To the editor: I read with dismay the proposal to replace tracking in K-12 math, where students in the same grade are put into different classes based on ability, with teaching to different levels within the same classroom.

While differentiated instruction sounds ideal, the reality is that there will be losers. Teachers, already stretched thin, cannot prepare for and teach multiple levels without burning out, so they will have to prioritize. As a teacher, I predict the struggling students will command most of the instructors’ attention, and the faster students will be left to fend for themselves.

So, faster students will lose, and private schools and tutoring services will fill the educational void for those with families that can afford them.


Smart teachers already know what the students need, yet new “frameworks” and “standards” are continually rolled out, and we are commanded to adapt to them, wasting time and effort. It would be much more useful to let educators teach in their own unique styles and reward creativity and dedication with autonomy and empowerment.

Peter Halverson, Temple City


To the editor: This math proposal sounds much like the innovative program implemented 20 years ago.

As a teacher at a continuation high school in the Los Angeles Unified School District, I saw how this approach, with its emphasis on critical thinking and working cooperatively on big ideas and real-world situations, could benefit learners of different skill levels. As a parent, I was happy to see a math class that would challenge my son, who did well but had lost his excitement for learning.

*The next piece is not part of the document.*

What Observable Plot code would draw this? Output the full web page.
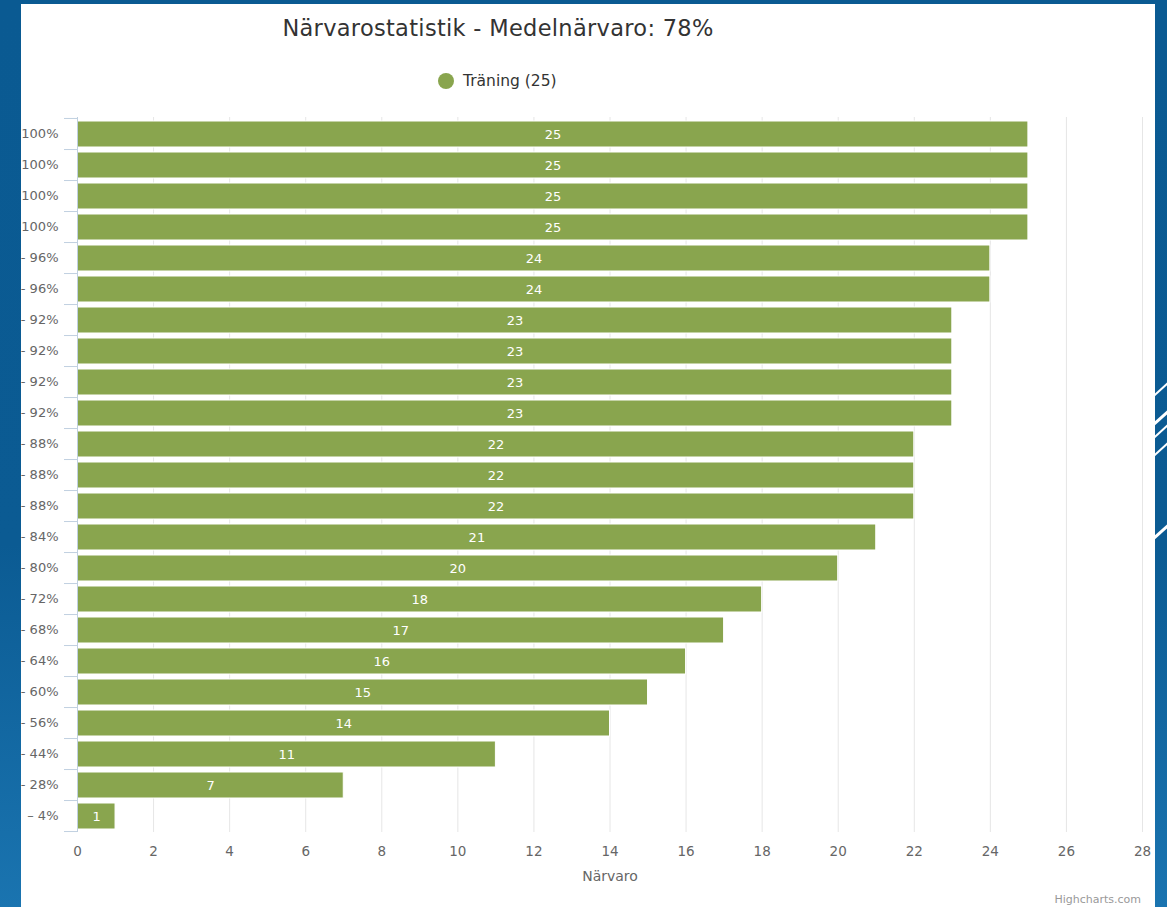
<!DOCTYPE html>
<html>
<head>
<meta charset="utf-8">
<script src="https://cdn.jsdelivr.net/npm/d3@7"></script>
<script src="https://cdn.jsdelivr.net/npm/@observablehq/plot@0.6"></script>
<style>
  html, body { margin: 0; padding: 0; }
  body {
    width: 1167px; height: 907px; overflow: hidden; position: relative;
    background: linear-gradient(180deg, #0a5a92 0%, #0b5b93 60%, #1a74b0 100%);
    font-family: "DejaVu Sans", Verdana, sans-serif;
  }
  #panel {
    position: absolute; left: 21px; top: 4px; width: 1134px; height: 903px;
    background: #ffffff;
  }
  #title {
    position: absolute; left: 0; top: 11px; width: 954px; text-align: center;
    font-size: 22.5px; color: #333333; letter-spacing: 0.3px;
  }
  #legend {
    position: absolute; left: 417px; top: 68px; font-size: 15.5px; color: #333333;
    display: flex; align-items: center;
  }
  #legend .dot { width: 16px; height: 16px; border-radius: 50%; background: #89a54e; margin-right: 9px; }
  #chart { position: absolute; left: 0; top: 96px; }
  #credit { position: absolute; right: 14px; bottom: 1px; font-size: 11px; color: #999999; }
  .deco { position: absolute; background: #ffffff; height: 2px; width: 40px; transform: rotate(-42deg); }
</style>
</head>
<body>
<div class="deco" style="left:1148px; top:382px;"></div>
<div class="deco" style="left:1148px; top:410px; height:3px;"></div>
<div class="deco" style="left:1148px; top:424px;"></div>
<div class="deco" style="left:1148px; top:442px;"></div>
<div class="deco" style="left:1148px; top:524px; height:3px;"></div>
<div id="panel">
  <div id="title">Närvarostatistik - Medelnärvaro: 78%</div>
  <div id="legend"><div class="dot"></div><span>Träning (25)</span></div>
  <div id="chart"></div>
  <div id="credit">Highcharts.com</div>
</div>
<script>
const seriesName = "Träning (25)";
const labels = ["100%","100%","100%","100%","- 96%","- 96%","- 92%","- 92%","- 92%","- 92%","- 88%","- 88%","- 88%","- 84%","- 80%","- 72%","- 68%","- 64%","- 60%","- 56%","- 44%","- 28%","– 4%"];
const values = [25,25,25,25,24,24,23,23,23,23,22,22,22,21,20,18,17,16,15,14,11,7,1];
const xTicks = [0,2,4,6,8,10,12,14,16,18,20,22,24,26,28];

const data = values.map((v, i) => ({idx: i, label: labels[i], value: v}));
const idxDomain = data.map(d => d.idx);
const H = 807, MT = 17, MB = 75;
const bandStep = (H - MT - MB) / idxDomain.length;

const chart = Plot.plot({
  width: 1134,
  height: H,
  marginLeft: 56,
  marginRight: 13,
  marginTop: MT,
  marginBottom: MB,
  style: {fontFamily: "DejaVu Sans, Verdana, sans-serif", background: "transparent"},
  x: {domain: [0, 28], ticks: xTicks},
  y: {domain: idxDomain, padding: 0},
  marks: [
    Plot.gridX(xTicks.filter(t => t > 0), {stroke: "#e6e6e6", strokeOpacity: 1}),
    Plot.barX(data, {x: "value", y: "idx", fill: "#89a54e", stroke: "#ffffff", strokeWidth: 1, insetTop: 3, insetBottom: 2}),
    Plot.text(data, {x: d => d.value / 2, y: "idx", dy: 0.5, text: d => String(d.value), fill: "#ffffff", fontSize: 13}),
    Plot.ruleX([0], {stroke: "#c0d0e0"}),
    Plot.axisX({ticks: xTicks, tickSize: 0, tickPadding: 14, fontSize: 13.5, color: "#666666", label: null}),
    Plot.axisY({tickSize: 0, tickPadding: 19, fontSize: 13, color: "#666666", tickFormat: i => labels[i], label: null}),
    Plot.axisY({tickSize: 13, stroke: "#c0d0e0", text: null, dy: bandStep / 2, label: null}),
    Plot.axisY([idxDomain[0]], {tickSize: 13, stroke: "#c0d0e0", text: null, dy: -bandStep / 2, label: null}),
    Plot.text(["Närvaro"], {frameAnchor: "bottom", dy: 48, fill: "#666666", fontSize: 14})
  ]
});
document.getElementById("chart").appendChild(chart);
</script>
</body>
</html>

Unfortunately, the program was eliminated after a couple of years without a plan to transition the students back to the traditional math instruction. Students struggled to fill in the learning gaps, and not all succeeded.

The problem is not the program, but how education administrators handle it. A new program requires adjustments by students, teachers and parents, and enough time for the benefits to be seen.

Will the state commit to this program or drop it after a few years, hurting the students it is supposed to help?


Kathy Masaoka, Los Angeles


To the editor: Ever heard of IMP math, or the Interactive Mathematics Program?

My daughter didn’t make the test score cutoff for freshman algebra at Lancaster High School in 2001, so she wasted a year in IMP working on “problems” without solutions like the bowhead whale “vignette” in your article.

IMP was an attempt to prove that even in math, the answer to a problem is trivial compared with the process used to reach it. I’m an engineer and a great believer in understanding the process, but the heart of math as a high school subject is that a problem has a correct answer that is not subject to debate or differences of opinion.

The pendulum must have a 20-year period.

Ed Schlipf, Citrus Heights, Calif.


To the editor: Compelling gifted math students to take courses with less advanced classmates makes even less sense than requiring Mozart to play triangle in the school band.

It will deaden the enthusiasm for math and science among gifted students, who are the very people we are relying upon to solve many of the world’s most pressing problems.


James Stein, Redondo Beach

The writer is a professor emeritus of mathematics and statistics at Cal State Long Beach.